“The Crucible” or “Teenage Pilgrim Girls Are Bitches”- my fuckin review

Ok I have never seen the “The Crucible” but wanted to because it is about witches and Winona Ryder. The story takes place in 17th century Salem, Mass. and Winona Ryder accuses a shit load of people of worshiping satan and being witches. It begins with Winona and a bunch of other teen girls hanging out in the woods naked with a chick named Tituba. They are busted by the town preacher and some of the girls try to act dramatic to get attention. So to avoid getting in trouble they blame Tituba for being a witch, when really she was just a maid with no benefits package. Now the teen girls start calling out anyone they don’t dig in the town for being witches too. The town then goes ape shit and starts wanting to hang all these people.Do you see what happens when teen girls don’t have a pony or a TV to watch, they start accusing everyone of doing witchy shit. Then later we find out Goodie Putnam is a mean bitch, and Goodie Proctor is a nice lady, even though her husband John Proctor cheated on her with Winona. Seriously these teen girls don’t give a shit about anyone and they don’t care if anyone gets hung. In the end it turns out nobody is a witch, they didn’t even own a broom. However if you confess to being a witch the court would let you go and not kill you, your name would be tarnished, but your ass would be alive. I do not want to get hung, I would have said “yeah I am witch you bitch, where’s Jesus I love him again”. John Proctor did not want his name tarnished so his ass got hung. The moral of the story is that America is really a fucked up place, and really hasn’t changed at all. Anyway I did like this movie and I have been to Salem and heard this tale told to me live by Goodie Putnam’s great grand kid or some shit. If you like Winona Ryder and want to learn some witch history and like saying Goodie Putnam, then this movie for you.

The Trailer:

The Facts:

A. Winona Ryder needed her ass beat.

B. All these girls needed a goodie spanking and sent to bed without homemade bread.

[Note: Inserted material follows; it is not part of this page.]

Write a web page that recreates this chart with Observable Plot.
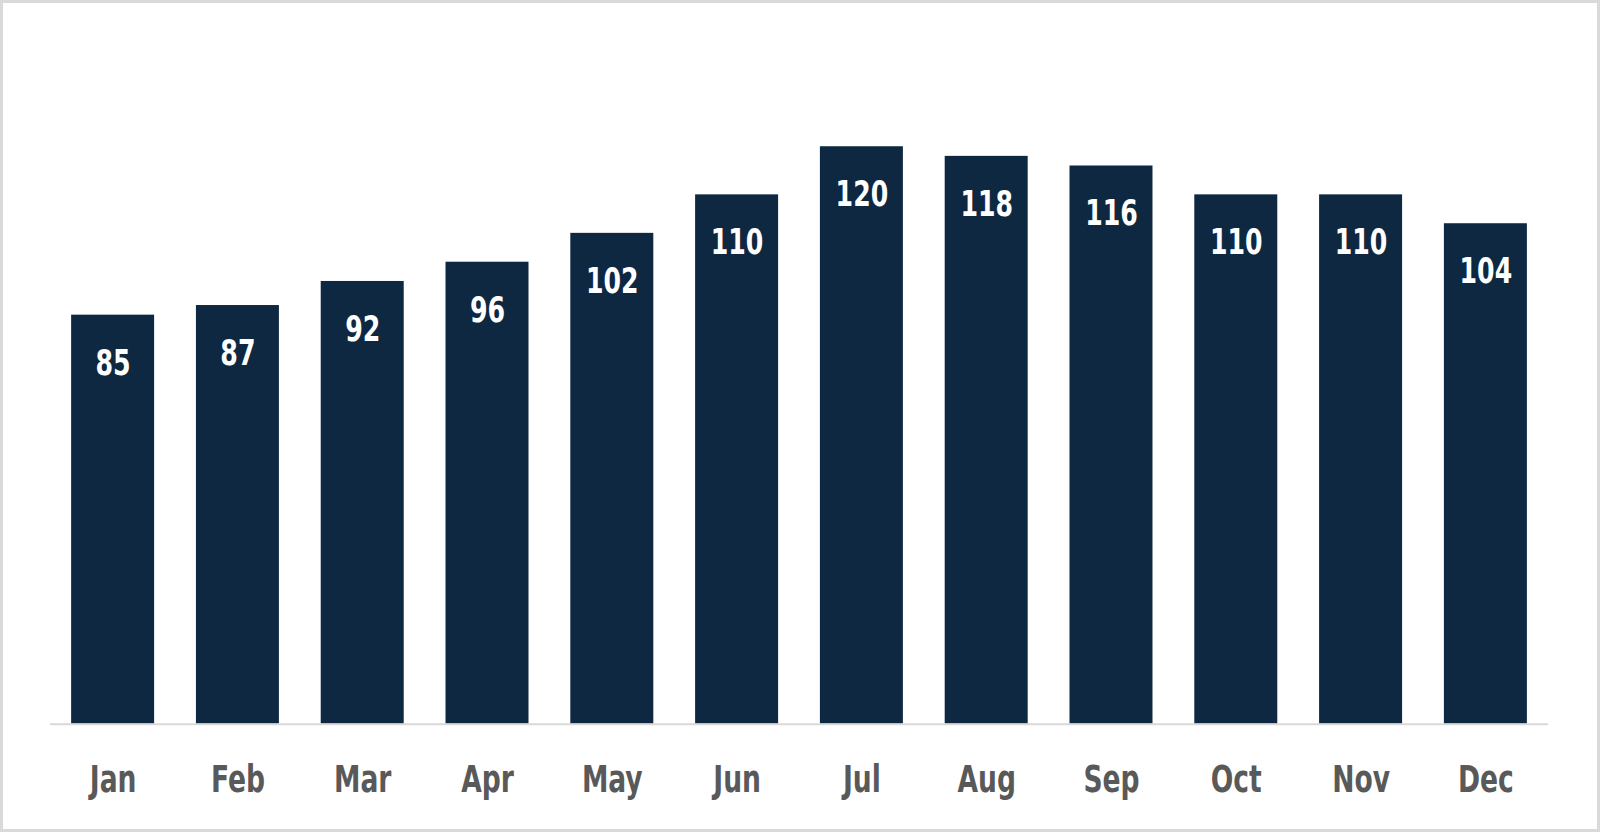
<!DOCTYPE html>
<html>
<head>
<meta charset="utf-8">
<script src="https://cdn.jsdelivr.net/npm/d3@7"></script>
<script src="https://cdn.jsdelivr.net/npm/@observablehq/plot@0.6"></script>
<style>
  html, body { margin: 0; padding: 0; background: #fff; }
  #frame {
    position: relative; width: 1600px; height: 832px; box-sizing: border-box;
    border: 3px solid #d9d9d9; background: #fff; overflow: hidden;
  }
  #chart { position: absolute; left: -3px; top: -3px; }
  #chart svg { font-family: "DejaVu Sans Condensed", "DejaVu Sans", sans-serif; font-stretch: condensed; }
</style>
</head>
<body>
<div id="frame"><div id="chart"></div></div>
<script>
const months = ["Jan","Feb","Mar","Apr","May","Jun","Jul","Aug","Sep","Oct","Nov","Dec"];
const values = [85, 87, 92, 96, 102, 110, 120, 118, 116, 110, 110, 104];

const data = months.map((m, i) => ({month: m, value: values[i]}));

const chart = Plot.plot({
  width: 1600,
  height: 832,
  marginTop: 26,
  marginBottom: 107,
  marginLeft: 50,
  marginRight: 49,
  style: {background: "transparent", overflow: "visible"},
  x: {domain: months, paddingInner: 0.335, paddingOuter: 0.17, round: false, label: null},
  y: {domain: [0, 145], axis: null},
  marks: [
    Plot.barY(data, {x: "month", y: "value", fill: "#0e2841"}),
    Plot.ruleY([0], {stroke: "#d9d9d9", strokeWidth: 2}),
    Plot.text(data, {x: "month", y: "value", text: d => String(d.value), dy: 48,
      fill: "#ffffff", fontSize: 36, fontWeight: "bold", lineAnchor: "middle",
      className: "barlabel"}),
    Plot.axisX({tickSize: 0, tickPadding: 42, fontSize: 37, fontWeight: "bold",
      fill: "#595959", label: null, className: "xaxis"})
  ]
});
document.getElementById("chart").appendChild(chart);

// condense glyphs to mimic the reference's narrow typeface
function condense(selector, factor) {
  chart.querySelectorAll(selector).forEach(t => {
    const len = t.getComputedTextLength();
    if (len > 0) {
      t.setAttribute("textLength", (len * factor).toFixed(1));
      t.setAttribute("lengthAdjust", "spacingAndGlyphs");
    }
  });
}
condense(".barlabel text", 0.78);
condense(".xaxis text", 0.8);
</script>
</body>
</html>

C. I like my witches to have brooms and pointy hats.

D. I love Winona Ryder.

E. The court system was fucked up then, and it still fucked up.

F. There was not even a black cat in that town.

G. Shit I would have probably been one of those teen girls, and sold out my whole town for witchcraft just for fun.

H. It really is an interested period in time, watch that shit if you like Salem.

I. I wish my name was Goodie Ray.

K. Daniel Day-Lewis has a weird head.